Hacker News new | ask | show | jobs
by jedberg 2346 days ago
This is really great!

For those that don't know, bloom filters are really good at determining when something is not in a set. So if says "not in set" that's 100% accurate and super fast.

We used this to our advantage at reddit. When you load a comments page, we had to determine if you've voted on anything. So with the bloom filter in front, the query for "have they voted on anything here" was very quick if the answer was no.

But we still had to make the query. So another hack we did was to put a value on your user object to track the last time you interacted with the website. If the comments page was made after your last interaction, then we didn't even have to do the query.
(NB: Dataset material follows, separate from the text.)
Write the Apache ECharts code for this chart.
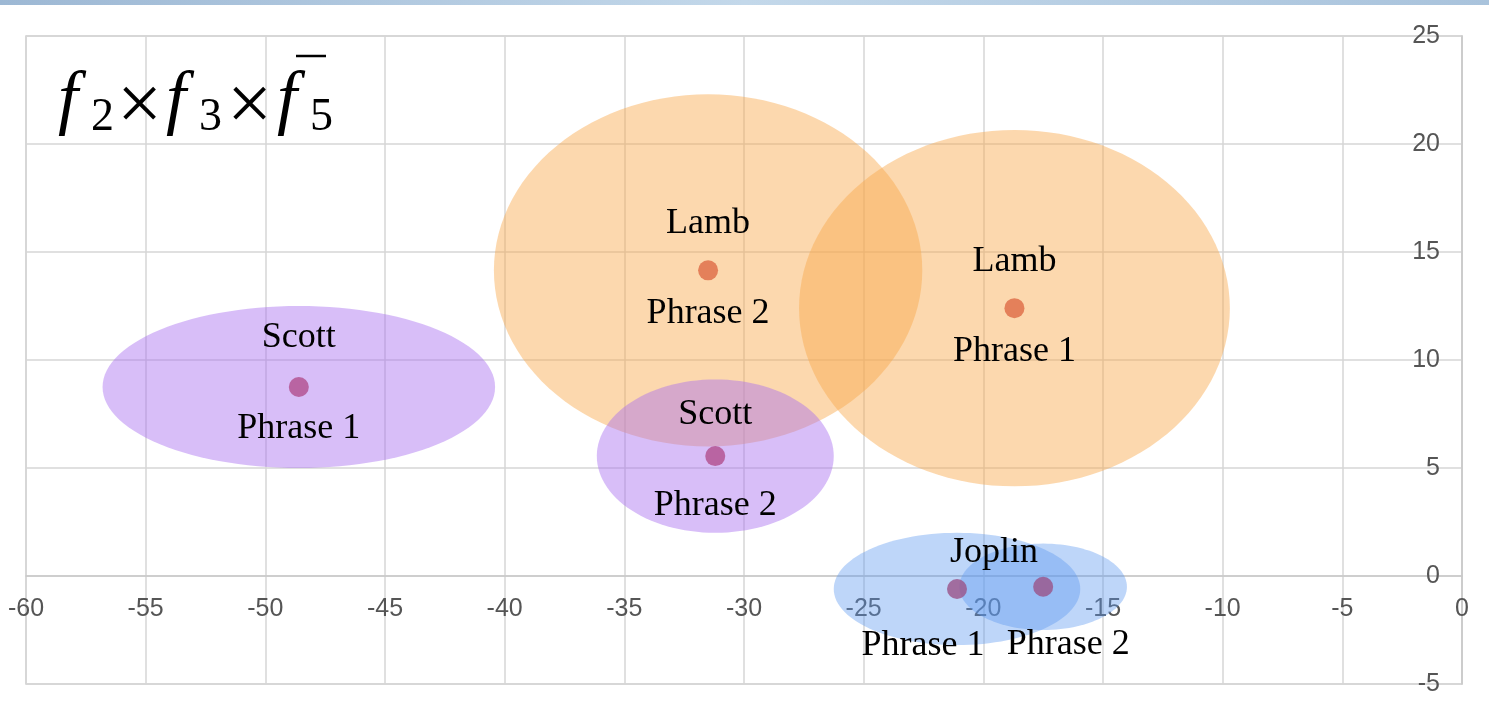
<!DOCTYPE html>
<html>
<head>
<meta charset="utf-8">
<script src="https://cdn.jsdelivr.net/npm/echarts@6/dist/echarts.min.js"></script>
<style>
  html, body { margin: 0; padding: 0; background: #fff; }
  #chart { width: 1489px; height: 713px; }
</style>
</head>
<body>
<div id="chart"></div>
<script>
// Phrase bubbles: centre of each phrase and its spread along both axes
const composers = ['Lamb', 'Lamb', 'Scott', 'Scott', 'Joplin', 'Joplin'];
const phrases   = ['Phrase 2', 'Phrase 1', 'Phrase 1', 'Phrase 2', 'Phrase 1', 'Phrase 2'];
const centerX   = [-31.5, -18.7, -48.6, -31.2, -21.1, -17.5];
const centerY   = [14.15, 12.4, 8.75, 5.55, -0.6, -0.5];
const spreadX   = [8.95, 9.0, 8.2, 4.95, 5.15, 3.5];
const spreadY   = [8.15, 8.25, 3.75, 3.55, 2.6, 2.0];

// Axis ticks
const xTicks = [-60, -55, -50, -45, -40, -35, -30, -25, -20, -15, -10, -5, 0];
const yTicks = [-5, 0, 5, 10, 15, 20, 25];

const fillColor = { Lamb: 'rgba(249,169,75,0.45)', Scott: 'rgba(168,110,240,0.45)', Joplin: 'rgba(92,153,240,0.4)' };
const dotColor  = { Lamb: '#dd6a45', Scott: '#b24e8c', Joplin: '#9a5288' };

const rows = composers.map((c, i) => [centerX[i], centerY[i], spreadX[i], spreadY[i], i]);

// label placement around each dot, in pixels: [name offset, phrase offset]
const labelPlacement = {
  'Lamb|Phrase 2':   [[0, -47], [0, 43]],
  'Lamb|Phrase 1':   [[0, -47], [0, 43]],
  'Scott|Phrase 1':  [[0, -49], [0, 42]],
  'Scott|Phrase 2':  [[0, -42], [0, 49]],
  'Joplin|Phrase 1': [[37, -36], [-34, 57]],
  'Joplin|Phrase 2': [null, [25, 58]]
};
function nameLabel(i) {
  const off = labelPlacement[composers[i] + '|' + phrases[i]][0];
  return off ? { offset: off } : { show: false };
}
function phraseLabel(i) {
  return { offset: labelPlacement[composers[i] + '|' + phrases[i]][1] };
}

const textFont = {
  fontFamily: '"Liberation Serif", "Times New Roman", serif', fontSize: 36,
  color: '#000', opacity: 1, textBorderWidth: 0, align: 'center', verticalAlign: 'middle'
};

// plot box
const gridBox = { left: 26, right: 27, top: 36, bottom: 29 };
const plotHeight = 713 - gridBox.top - gridBox.bottom;
const yMin = yTicks[0], yMax = yTicks[yTicks.length - 1];
// x axis runs along y = 0
const xAxisLift = -plotHeight * (0 - yMin) / (yMax - yMin);

const chart = echarts.init(document.getElementById('chart'), null, { renderer: 'canvas' });

chart.setOption({
  animation: false,
  backgroundColor: '#fff',
  grid: Object.assign({
    show: true, borderColor: '#cfcfcf', borderWidth: 1.5, outerBoundsMode: 'none', containLabel: false
  }, gridBox),
  xAxis: {
    type: 'value', min: xTicks[0], max: xTicks[xTicks.length - 1], interval: 5,
    position: 'bottom', offset: xAxisLift,
    axisLine: { show: true, onZero: false, lineStyle: { color: '#c8c8c8', width: 1.5 } },
    axisTick: { show: false },
    splitLine: { lineStyle: { color: '#d6d6d6', width: 1.5 } },
    axisLabel: { margin: 21, fontSize: 25, color: '#555', fontFamily: 'Liberation Sans, Arial, sans-serif' }
  },
  yAxis: {
    type: 'value', position: 'right', min: yMin, max: yMax, interval: 5,
    axisLine: { show: true, onZero: false, lineStyle: { color: '#c8c8c8', width: 1.5 } },
    axisTick: { show: false },
    splitLine: { lineStyle: { color: '#d6d6d6', width: 1.5 } },
    axisLabel: { inside: true, margin: 22, fontSize: 25, color: '#555', fontFamily: 'Liberation Sans, Arial, sans-serif' }
  },
  graphic: [
    {
      type: 'rect', left: 0, top: 0, z: 10,
      shape: { width: 1489, height: 5 },
      style: {
        fill: new echarts.graphic.LinearGradient(0, 0, 1, 0, [
          { offset: 0, color: '#9db8d4' },
          { offset: 0.5, color: '#c3d8ea' },
          { offset: 1, color: '#a9c3dc' }
        ])
      }
    },
    // f2 × f3 × f̄5
    { type: 'text', x: 58, y: 66, z: 10, style: { text: 'f', font: 'italic 72px "Liberation Serif", serif', fill: '#000' } },
    { type: 'text', x: 91, y: 95, z: 10, style: { text: '2', font: '46px "Liberation Serif", serif', fill: '#000' } },
    { type: 'text', x: 117, y: 69, z: 10, style: { text: '×', font: '80px "Liberation Serif", serif', fill: '#000' } },
    { type: 'text', x: 166, y: 66, z: 10, style: { text: 'f', font: 'italic 72px "Liberation Serif", serif', fill: '#000' } },
    { type: 'text', x: 199, y: 95, z: 10, style: { text: '3', font: '46px "Liberation Serif", serif', fill: '#000' } },
    { type: 'text', x: 227, y: 69, z: 10, style: { text: '×', font: '80px "Liberation Serif", serif', fill: '#000' } },
    { type: 'text', x: 277, y: 66, z: 10, style: { text: 'f', font: 'italic 72px "Liberation Serif", serif', fill: '#000' } },
    { type: 'text', x: 310, y: 95, z: 10, style: { text: '5', font: '46px "Liberation Serif", serif', fill: '#000' } },
    { type: 'line', z: 10, shape: { x1: 296, y1: 56, x2: 326, y2: 56 }, style: { stroke: '#000', lineWidth: 2.5 } }
  ],
  series: [
    {
      type: 'custom',
      coordinateSystem: 'cartesian2d',
      encode: { x: 0, y: 1 },
      silent: true,
      z: 3,
      data: rows,
      renderItem: function (params, api) {
        const cx = api.value(0), cy = api.value(1), rx = api.value(2), ry = api.value(3);
        const i = api.value(4);
        const pts = [];
        for (let k = 0; k < 120; k++) {
          const t = (k / 120) * Math.PI * 2;
          pts.push(api.coord([cx + rx * Math.cos(t), cy + ry * Math.sin(t)]));
        }
        return {
          type: 'polygon',
          shape: { points: pts },
          style: { fill: fillColor[composers[i]], stroke: 'none' }
        };
      }
    },
    {
      type: 'scatter',
      z: 4,
      symbolSize: 20,
      silent: true,
      data: rows.map((r, i) => ({ value: [r[0], r[1]], itemStyle: { color: dotColor[composers[i]] } }))
    },
    {
      type: 'scatter',
      z: 5,
      symbolSize: 1,
      itemStyle: { opacity: 0 },
      silent: true,
      data: rows.map((r, i) => ({
        value: [r[0], r[1]],
        label: Object.assign({ show: true, position: 'inside', formatter: composers[i] }, textFont, nameLabel(i))
      }))
    },
    {
      type: 'scatter',
      z: 5,
      symbolSize: 1,
      itemStyle: { opacity: 0 },
      silent: true,
      data: rows.map((r, i) => ({
        value: [r[0], r[1]],
        label: Object.assign({ show: true, position: 'inside', formatter: phrases[i] }, textFont, phraseLabel(i))
      }))
    }
  ]
});
</script>
</body>
</html>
With this, we wouldn't have to do the two step process -- it sounds like this would be super fast when it was time boxed. Maybe...

2 comments

BloomFilters make for good indices, too. My first encounter with them was from the BigTable paper.

We used it in front of a Radix Tree that at places had too much depth. The filter took something like 2MiB at 7% false-positive rate vs 100+ MiB for the Radix Tree. We later bitmap-compressed the Radix Tree [0] to under 5MiB at the cost of making the lookups very very slow (P99 at 4ms, P50 at 1ms compared to P99 at 400ns before, iirc) but added a TinyLFU-based [1] lean-HAMT [2] cache of 512KiB in the front to speed lookups of popular items and a Robinhood cache [3] of 256KiB to take care of the long-tail KVs.

[0] https://news.ycombinator.com/item?id=2348619

[1] http://highscalability.com/blog/2016/1/25/design-of-a-modern...

[2] https://blog.acolyer.org/2015/11/27/hamt

[3] https://blog.acolyer.org/2018/10/26/robinhood-tail-latency-a...

> For those that don't know, bloom filters are really good at determining when something is not in a set. So if says "not in set" that's 100% accurate and super fast.

Agreed. It allows for false positives, but disallows false negatives.